What does someone like Walter Willett, chair of the Harvard School of Public Health's Department of Nutrition and a widely quoted healthy-eating scholar, eat for dinner? The answer is surprisingly easy to learn: It's in Neil Swidey's 2013 profile of Willett for the Boston Globe magazine. In that story, Willett is heard to ask the senior director of nutrition for McDonald's why the chain has yet to make a tasty veggie burger, while bragging about the fact that his wife, Gail, a former nurse turned private cooking instructor, makes a terrific one. Later in the article, Willett extols the virtues of another of Gail's creations, a lentil-and-nut loaf. He goes on to such a degree that, at the end of the piece, Swidey admits that he invited himself over to try the loaf. "It's damn good," he reported.
Flame me if you like, but I have tried many veggie burgers, from the Whole Foods 365-brand soy-based version to Southern Living's black bean burgers with chipotle cream, and I have not encountered a single veggie burger that was "good," let alone delicious. As for nut loaf, Willett's going on about his wife's interpretation reminded me of the way University of North Carolina-Chapel Hill basketball coach Roy Williams will often criticize his players by invoking his own wife: "Paige had a terrible shooting night. He had zero three-pointers, the same number as Wanda!"
But if Swidey was so impressed, well, I had to try Mrs. Willett's nut loaf for myself, and the Globe had obligingly published the recipe. It was very simple: cook lentils, combine with sautéed onions and mushrooms, bread crumbs (I used panko), ground nuts of your choice (I used a combination of roasted almonds and cashews), and mixed herbs of your choice (I used fresh flatleaf parsley because I had some around). After you stir all this around, it does kind of resemble ground beef. But once the mixture was transferred into my loaf pan, it looked like Thanksgiving stuffing tossed with birdseed.
To be fair, real meatloaf is hardly one of the world's most beautiful dishes, so I hoped for the best. The result was a kind of soft, moist, savory bread pudding. It derived a richness in flavor from the nuts, but the lentils let the whole operation down: They were too chewy to be seriously considered a textural equivalent of ground beef. If verisimilitude were not an issue, this is the kind of dish that would be good served warm with a poached egg on top and some really good hot sauce on the side. I couldn't get anyone else in my household to touch it.

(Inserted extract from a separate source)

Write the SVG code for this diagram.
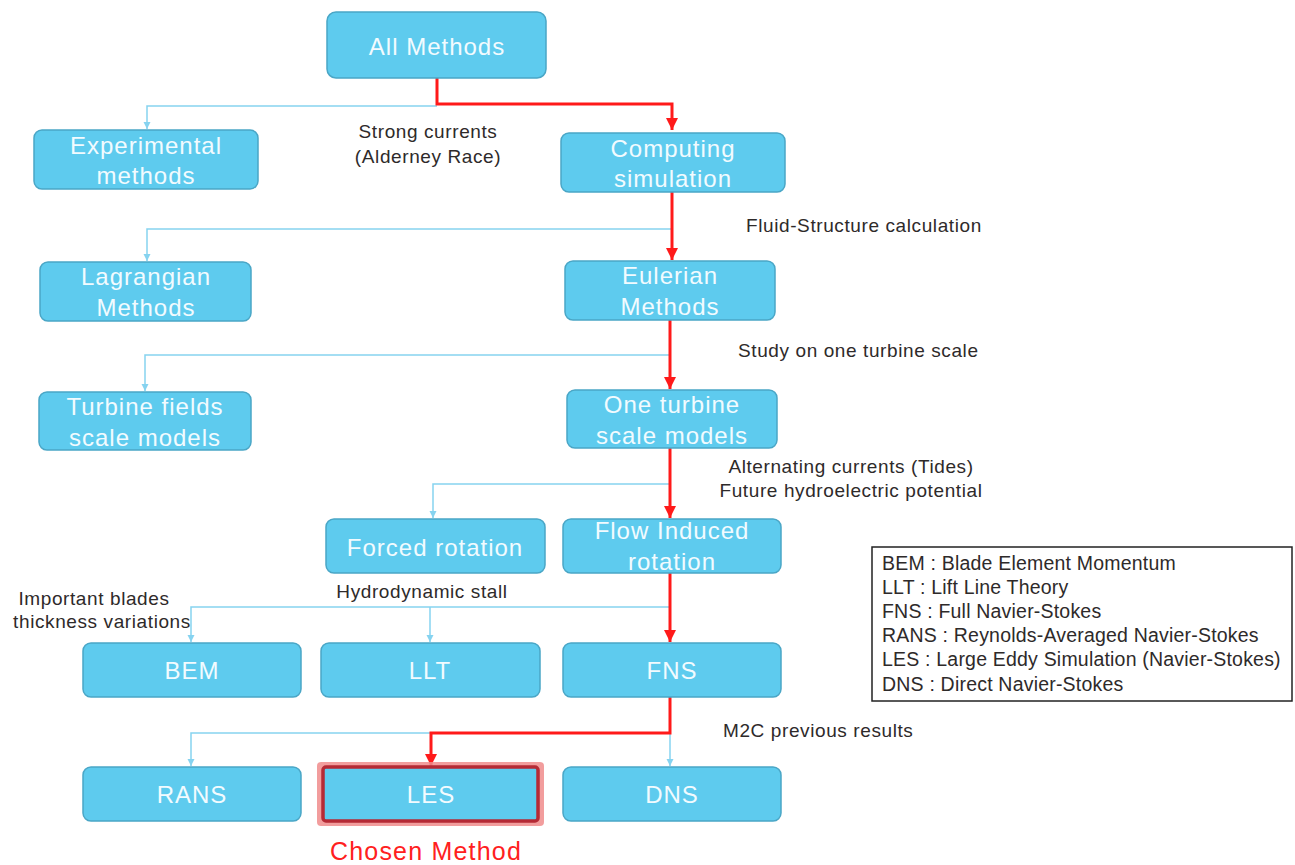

Willett could argue that the dish tastes all right, but it's no meatloaf — even if he does believe that eating nuts and lentils instead of beef will lengthen your lifespan. The whole episode made me think of what the great U. S. Marine sergeant Dan Daly said to his company when he led the attack on Belleau Wood in France in June of 1918: "Come on, you sons of bitches! Do you want to live forever?"